I turned around and headed back to the church and, as predicted, the priests had already left; however, this was the same week that the novitiate friars were visiting the parish. They were gathered in the foyer preparing to take a walking tour of the town and I stood off to the side debating going up and talking to them. I had no clue what I would say, but I still had this powerful voice inside me telling me to talk. Alas, although this voice got me back to the church, it couldn't get me to speak up, I'd gone completely tharn. After what seemed like an eternity one of the brothers walked over and asked if I was ok. I mentioned needing to talk to someone and he immediately changed his plans and pulled me aside. We talked for about three hours and it was during this talk that he mentioned the religious life. At that time I felt it would be running away and promptly dismissed it.

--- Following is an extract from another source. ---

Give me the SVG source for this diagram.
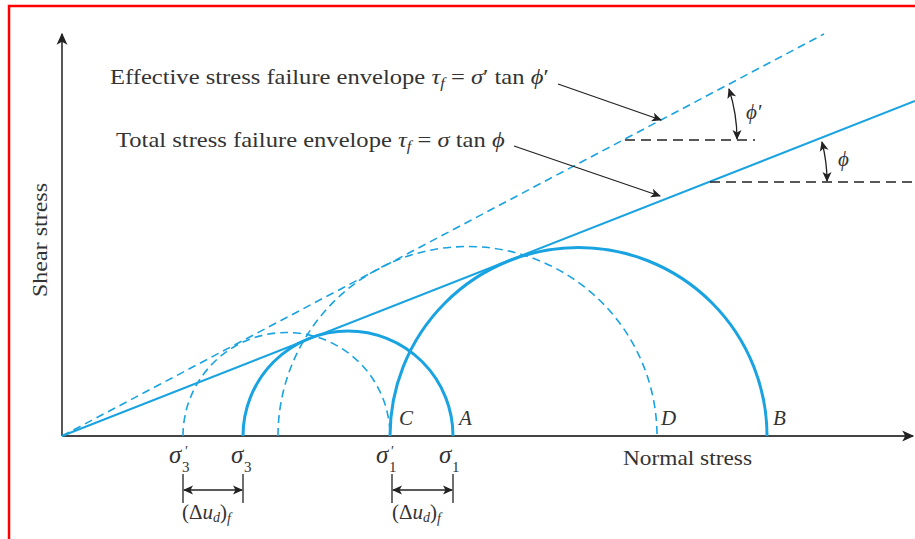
<svg xmlns="http://www.w3.org/2000/svg" width="915" height="539" viewBox="0 0 915 539">
<defs>
<marker id="ah" viewBox="0 0 10 10" refX="9" refY="5" markerWidth="12" markerHeight="10" markerUnits="userSpaceOnUse" orient="auto-start-reverse"><path d="M0,0.5 L10,5 L0,9.5 L2.5,5 Z" fill="#222"/></marker>
<marker id="ahb" viewBox="0 0 10 10" refX="9" refY="5" markerWidth="14" markerHeight="12" markerUnits="userSpaceOnUse" orient="auto-start-reverse"><path d="M0,0.5 L10,5 L0,9.5 L2.5,5 Z" fill="#222"/></marker>
<style>
.t{font-family:"Liberation Serif","Times New Roman",serif;font-size:21px;fill:#333}
.i{font-style:italic}
.s{font-size:14px}
.g{font-size:25px}
.gs{font-size:15px}
.pr{font-family:"Liberation Serif",serif;font-size:14px;fill:#333}
.solid{fill:none;stroke:#19a3e0;stroke-width:3}
.env{fill:none;stroke:#19a3e0;stroke-width:2}
.dash{fill:none;stroke:#19a3e0;stroke-width:1.6;stroke-dasharray:8,5}
.ax{stroke:#444;stroke-width:1.8;fill:none}
.blk{stroke:#222;stroke-width:1.3;fill:none}
.hd{stroke:#222;stroke-width:1.5;fill:none;stroke-dasharray:10,6}
</style>
</defs>
<rect id="frame" x="9" y="6" width="920" height="545" fill="none" stroke="#f00" stroke-width="2.5"/>
<g id="axes">
<line class="ax" x1="62" y1="436" x2="62" y2="34" marker-end="url(#ahb)"/>
<line class="ax" x1="62" y1="436" x2="913" y2="436" marker-end="url(#ahb)"/>
<text class="t" transform="translate(47,240) rotate(-90)" text-anchor="middle" textLength="114" lengthAdjust="spacingAndGlyphs">Shear stress</text>
<text class="t" x="623" y="465" textLength="129" lengthAdjust="spacingAndGlyphs">Normal stress</text>
</g>
<g id="circles">
<path id="circle-small-eff" class="dash" d="M183,436 A103.5,103.5 0 0 1 390,436"/>
<path id="circle-big-eff" class="dash" d="M278,436 A189.5,189.5 0 0 1 657,436"/>
<path id="circle-small-tot" class="solid" d="M243,436 A105,105 0 0 1 453,436"/>
<path id="circle-big-tot" class="solid" d="M390,436 A188.5,188.5 0 0 1 767,436"/>
</g>
<g id="envelopes">
<line id="env-eff" class="dash" x1="62" y1="436" x2="824" y2="34"/>
<line id="env-tot" class="env" x1="62" y1="436" x2="915" y2="101"/>
</g>
<g id="connectors">
<line class="hd" x1="625" y1="140" x2="755" y2="140"/>
<line class="hd" x1="710" y1="182" x2="915" y2="182"/>
<path class="blk" d="M729,89 Q737,114 737,139" marker-start="url(#ah)" marker-end="url(#ah)"/>
<path class="blk" d="M822,142 Q827,162 827,181" marker-start="url(#ah)" marker-end="url(#ah)"/>
<line class="blk" x1="558" y1="84" x2="661" y2="120" marker-end="url(#ah)"/>
<line class="blk" x1="514" y1="146" x2="660" y2="196" marker-end="url(#ah)"/>
<line class="blk" x1="183" y1="474" x2="183" y2="503"/>
<line class="blk" x1="243" y1="474" x2="243" y2="503"/>
<line class="blk" x1="184" y1="490" x2="242" y2="490" marker-start="url(#ah)" marker-end="url(#ah)"/>
<line class="blk" x1="392" y1="474" x2="392" y2="503"/>
<line class="blk" x1="453" y1="474" x2="453" y2="503"/>
<line class="blk" x1="393" y1="490" x2="452" y2="490" marker-start="url(#ah)" marker-end="url(#ah)"/>
</g>
<g id="labels">
<text class="t" transform="translate(110,84) scale(1.17,1)">Effective stress failure envelope <tspan class="i">τ</tspan><tspan class="i s" dy="4">f</tspan><tspan dy="-4"> = </tspan><tspan class="i">σ</tspan>′ tan <tspan class="i">ϕ</tspan>′</text>
<text class="t" transform="translate(116,147) scale(1.17,1)">Total stress failure envelope <tspan class="i">τ</tspan><tspan class="i s" dy="4">f</tspan><tspan dy="-4"> = </tspan><tspan class="i">σ</tspan> tan <tspan class="i">ϕ</tspan></text>
<text class="t i" x="746" y="119">ϕ′</text>
<text class="t i" x="838" y="166">ϕ</text>
<text class="t i" x="399" y="425">C</text>
<text class="t i" x="459" y="425">A</text>
<text class="t i" x="661" y="425">D</text>
<text class="t i" x="773" y="425">B</text>
<text class="t i g" x="169" y="463">σ</text>
<text class="t gs" x="182" y="472">3</text>
<text class="pr" x="185" y="456">′</text>
<text class="t i g" x="231" y="463">σ</text>
<text class="t gs" x="244" y="472">3</text>
<text class="t i g" x="376" y="463">σ</text>
<text class="t gs" x="389" y="472">1</text>
<text class="pr" x="391" y="456">′</text>
<text class="t i g" x="439" y="463">σ</text>
<text class="t gs" x="452" y="472">1</text>
<text class="t" x="182" y="519">(Δ<tspan class="i">u</tspan><tspan class="i s" dy="3">d</tspan><tspan dy="-3">)</tspan><tspan class="i s" dy="4">f</tspan></text>
<text class="t" x="392" y="519">(Δ<tspan class="i">u</tspan><tspan class="i s" dy="3">d</tspan><tspan dy="-3">)</tspan><tspan class="i s" dy="4">f</tspan></text>
</g>
</svg>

At the time I realized that it was a blessing, but I had no idea of how great. Over the last year we've kept in contact on and off and he's been the most wonderful help. Often he would send an email right when I needed it the most, sometimes with nothing more than his thoughts about life. For example, right before Christmas, when I'd been seriously discerning for a while, but not told him, he sent a letter with this thoughts on his discernment process. Something in it just clicked at the time and helped me to move forward and contact a priest.

So I suppose the moral is that the Holy Spirit will work wonders, you only have to take the first, sometimes painful, steps. I felt that going back to the church that day was like walking into a firing range and once I got there talking was out of the question. But all I had to do was get there, once there the Spirit worked in the heart of this brother and has been continuing to work through him ever since!